もともと、マリ・クレール通りの名前は「いちょう通り」という平凡なものでした。それを1984(昭和59)年にフランスのマリ・クレール社と同名の女性誌を発行する中央公論社(現・中央公論新社)から承諾を得て、変更したというわけです。
当時、この名称変更はものすごくウケて客足は伸びたといいます。1993(平成5)年には本場のパリ祭を意識して、「マリ・クレール祭り」も始まりました。当時の商店街がいかにノリノリだったかは、資料からもうかがえます。
閑散とした現在
1992(平成4)年には、東京女子大や聖心女子大、津田塾大、フェリス女学院の女子大生などを集めた「マリ・クレールクラブ」も結成され、彼女たちから街の活性化のために提案を集めたこともありました。このときのことは、次のように記されています。
「この中で、フェリス1年のA・Nさん(19)は『従来の商店街のお祭りではなく、雑誌のファッションを取り入れたおしゃれな祭りをしてみたら。またフランス人を中心に国際交流を広げてみては…』と提案。

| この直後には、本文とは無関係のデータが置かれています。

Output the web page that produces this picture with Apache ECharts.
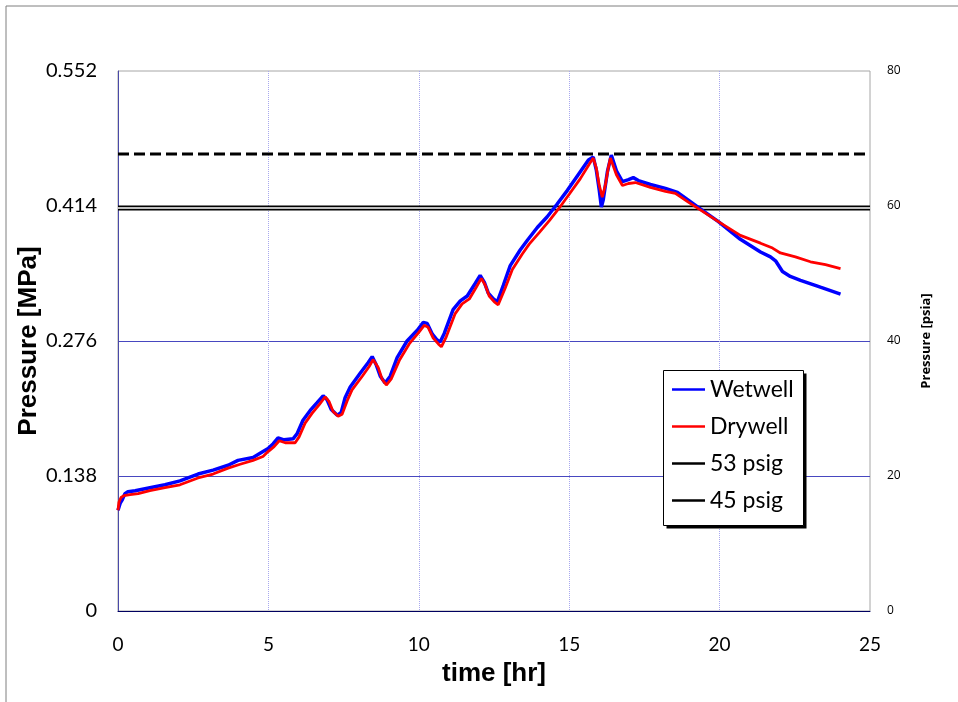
<!DOCTYPE html>
<html><head><meta charset="utf-8">
<script src="https://cdn.jsdelivr.net/npm/echarts@6/dist/echarts.min.js"></script>
<style>html,body{margin:0;padding:0;background:#fff}#c{width:958px;height:702px}</style>
</head><body><div id="c"></div>
<script>
// Wetwell pressure [hr, MPa]
const wetwell = [
[0.00,0.103],[0.07,0.110],[0.13,0.113],[0.23,0.120],[0.33,0.122],[0.57,0.123],[1.06,0.126],[1.56,0.129],
[2.06,0.133],[2.66,0.140],[3.16,0.144],[3.66,0.149],[3.99,0.154],[4.49,0.157],[4.82,0.163],[4.99,0.166],
[5.16,0.171],[5.32,0.177],[5.52,0.175],[5.82,0.176],[5.95,0.181],[6.15,0.195],[6.39,0.205],[6.62,0.213],
[6.82,0.220],[6.95,0.216],[7.09,0.206],[7.29,0.200],[7.42,0.203],[7.55,0.218],[7.72,0.229],[8.05,0.243],
[8.32,0.254],[8.45,0.260],[8.58,0.252],[8.72,0.240],[8.88,0.233],[9.05,0.240],[9.28,0.259],[9.61,0.276],
[9.95,0.287],[10.15,0.295],[10.28,0.294],[10.45,0.283],[10.61,0.277],[10.71,0.275],[10.85,0.284],[11.14,0.308],
[11.38,0.317],[11.61,0.322],[11.88,0.335],[12.04,0.343],[12.18,0.336],[12.31,0.325],[12.48,0.319],[12.61,0.316],
[12.81,0.333],[13.04,0.353],[13.37,0.369],[13.61,0.379],[13.94,0.392],[14.27,0.403],[14.60,0.416],[14.94,0.430],
[15.30,0.446],[15.64,0.461],[15.80,0.464],[15.90,0.451],[16.00,0.430],[16.07,0.413],[16.13,0.420],[16.27,0.449],
[16.40,0.466],[16.57,0.450],[16.77,0.439],[16.97,0.441],[17.13,0.443],[17.30,0.440],[17.70,0.436],[18.20,0.432],
[18.60,0.428],[18.96,0.420],[19.36,0.411],[19.96,0.398],[20.69,0.380],[21.36,0.367],[21.69,0.362],[21.86,0.358],
[22.09,0.347],[22.35,0.342],[22.69,0.338],[23.35,0.331],[24.02,0.324]
];
// Drywell pressure [hr, MPa]
const drywell = [
[0.00,0.103],[0.03,0.111],[0.10,0.116],[0.20,0.118],[0.40,0.119],[0.67,0.120],[1.06,0.123],[1.56,0.126],
[2.06,0.129],[2.66,0.136],[3.16,0.140],[3.66,0.146],[4.06,0.150],[4.49,0.154],[4.82,0.158],[4.99,0.163],
[5.19,0.168],[5.36,0.174],[5.56,0.172],[5.89,0.172],[6.02,0.178],[6.22,0.192],[6.45,0.202],[6.69,0.211],
[6.89,0.219],[7.02,0.214],[7.15,0.204],[7.32,0.199],[7.45,0.201],[7.62,0.215],[7.78,0.226],[8.12,0.240],
[8.35,0.250],[8.48,0.257],[8.65,0.249],[8.78,0.237],[8.92,0.231],[9.08,0.237],[9.35,0.256],[9.68,0.273],
[9.98,0.284],[10.18,0.292],[10.31,0.290],[10.48,0.279],[10.65,0.273],[10.75,0.270],[10.91,0.280],[11.21,0.304],
[11.44,0.314],[11.68,0.319],[11.91,0.331],[12.08,0.340],[12.21,0.333],[12.34,0.322],[12.51,0.316],[12.64,0.313],
[12.87,0.330],[13.11,0.349],[13.44,0.365],[13.67,0.375],[14.01,0.387],[14.34,0.399],[14.67,0.412],[15.00,0.426],
[15.37,0.442],[15.67,0.457],[15.80,0.463],[15.90,0.453],[16.00,0.435],[16.10,0.423],[16.20,0.435],[16.30,0.453],
[16.37,0.463],[16.57,0.446],[16.77,0.435],[16.97,0.437],[17.20,0.438],[17.70,0.433],[18.20,0.429],[18.53,0.427],
[18.96,0.418],[19.36,0.410],[19.96,0.398],[20.69,0.384],[21.36,0.376],[21.76,0.371],[22.02,0.366],[22.52,0.362],
[23.02,0.357],[23.52,0.354],[24.02,0.350]
];
// Reference limits, in psia (gauge + 14.7)
const limit53 = [[0,67.7],[25,67.7]];
const limit45 = [[0,59.7],[25,59.7]];
const xTicks = [0,5,10,15,20,25];
const mpaTicks = [0,0.138,0.276,0.414,0.552];
const psiaTicks = [0,20,40,60,80];

const chart = echarts.init(document.getElementById('c'));
const tickFont = 'Lato, "Open Sans", sans-serif';
const boldFont = '"Liberation Sans", Arial, sans-serif';
chart.setOption({
  animation:false,
  backgroundColor:'#fff',
  grid:{left:118,right:88,top:71,bottom:91,show:true,borderColor:'#a6a6a6',borderWidth:1,backgroundColor:'transparent'},
  graphic:[
    {type:'line',shape:{x1:6,y1:6,x2:958,y2:6},style:{stroke:'#7f7f7f',lineWidth:1}},
    {type:'line',shape:{x1:6,y1:6,x2:6,y2:702},style:{stroke:'#7f7f7f',lineWidth:1}},
    {type:'rect',z:10,shape:{x:666.5,y:373.5,width:140,height:155},style:{fill:'#000'}},
    {type:'rect',z:11,shape:{x:663.5,y:370.5,width:140,height:155},style:{fill:'#fff',stroke:'#000',lineWidth:1}}
  ],
  legend:{
    orient:'vertical',left:672,top:378,z:20,
    data:['Wetwell','Drywell','53 psig','45 psig'],
    icon:'rect',itemWidth:33,itemHeight:2.5,itemGap:14,
    textStyle:{fontFamily:tickFont,fontSize:23,color:'#000',lineHeight:23},
    padding:0
  },
  xAxis:{
    type:'value',min:0,max:25,interval:5,
    name:'time [hr]',nameLocation:'middle',nameGap:50,nameMoveOverlap:false,
    nameTextStyle:{fontFamily:boldFont,fontWeight:'bold',fontSize:26,color:'#000'},
    axisLine:{show:true,lineStyle:{color:'#000060',width:1}},
    axisTick:{show:false},
    axisLabel:{margin:24,fontFamily:tickFont,fontSize:19,color:'#000',formatter:v=>xTicks.includes(v)?String(v):''},
    splitLine:{show:true,showMinLine:false,showMaxLine:false,lineStyle:{color:'#a8a8ee',type:'dotted',width:1}}
  },
  yAxis:[{
    type:'value',min:0,max:0.552,interval:0.138,position:'left',
    name:'Pressure [MPa]',nameLocation:'middle',nameGap:76,nameMoveOverlap:false,
    nameTextStyle:{fontFamily:boldFont,fontWeight:'bold',fontSize:26,color:'#000'},
    axisLine:{show:true,lineStyle:{color:'#4a4aa8',width:1}},
    axisTick:{show:false},
    axisLabel:{margin:21,fontFamily:tickFont,fontSize:20,color:'#000',
      formatter:v=>{const t=mpaTicks.find(m=>Math.abs(m-v)<1e-6);return t===undefined?'':(t===0?'0':t.toFixed(3));}},
    splitLine:{show:true,showMinLine:false,showMaxLine:false,lineStyle:{color:'#4848c0',width:1}}
  },{
    type:'value',min:0,max:80,interval:20,position:'right',
    name:'Pressure [psia]',nameLocation:'middle',nameGap:50,nameRotate:90,nameMoveOverlap:false,
    nameTextStyle:{fontFamily:'"Open Sans", sans-serif',fontWeight:'bold',fontSize:13,color:'#000'},
    axisLine:{show:false},axisTick:{show:false},
    axisLabel:{margin:17,fontFamily:'"Open Sans", sans-serif',fontSize:12,color:'#000',
      formatter:v=>psiaTicks.includes(v)?String(v):''},
    splitLine:{show:false}
  }],
  series:[
    {name:'53 psig',type:'line',yAxisIndex:1,data:limit53,showSymbol:false,symbol:'none',
     lineStyle:{color:'#000',width:3,type:[11,5]},itemStyle:{color:'#000'},z:3},
    {name:'45 psig',type:'line',yAxisIndex:1,data:limit45,showSymbol:false,symbol:'none',
     lineStyle:{color:'#000',width:5},itemStyle:{color:'#000'},z:3},
    {name:'45 gap',type:'line',yAxisIndex:1,data:limit45,showSymbol:false,symbol:'none',
     lineStyle:{color:'#fff',width:1.6},itemStyle:{color:'#fff'},z:4,silent:true},
    {name:'Wetwell',type:'line',data:wetwell,showSymbol:false,symbol:'none',
     lineStyle:{color:'#0000ff',width:3.5},itemStyle:{color:'#0000ff'},z:5},
    {name:'Drywell',type:'line',data:drywell,showSymbol:false,symbol:'none',
     lineStyle:{color:'#ff0000',width:2.8},itemStyle:{color:'#ff0000'},z:6}
  ]
});
</script></body></html>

津田塾3年のR・Nさん(21)は『フォーラムのようなものを開いて、例えばパリ祭や祇園祭をテーマに日本人とフランス人との感覚の違いをビデオや写真などを通してリポートしてみたい』」(1992年12月6日 産経新聞・東京朝刊。ULM編集部で実名をイニシャル表記に変更)
このノリは確かに、1990年代の一瞬だけ成功しました。しかし2008(平成20)年のリーマンショックを経て、日本がさらなる低成長の時代になると、加速度的に崩壊が始まりました。
現在、自由が丘は日曜日でもあまり人を見かけず、通りは閑散としています。それでもまだ自由が丘ブランドの影響力なのか、家賃は高めに設定されています。
さすがにこのままではマズいと思ったのか、自由が丘では再開発の計画が始まっています。しかし、これまでのおしゃれな街ではやっていけないのが実情です。これを機にいっそのこと、駅名を「衾駅」に変えてみるのも悪くないかもしれません。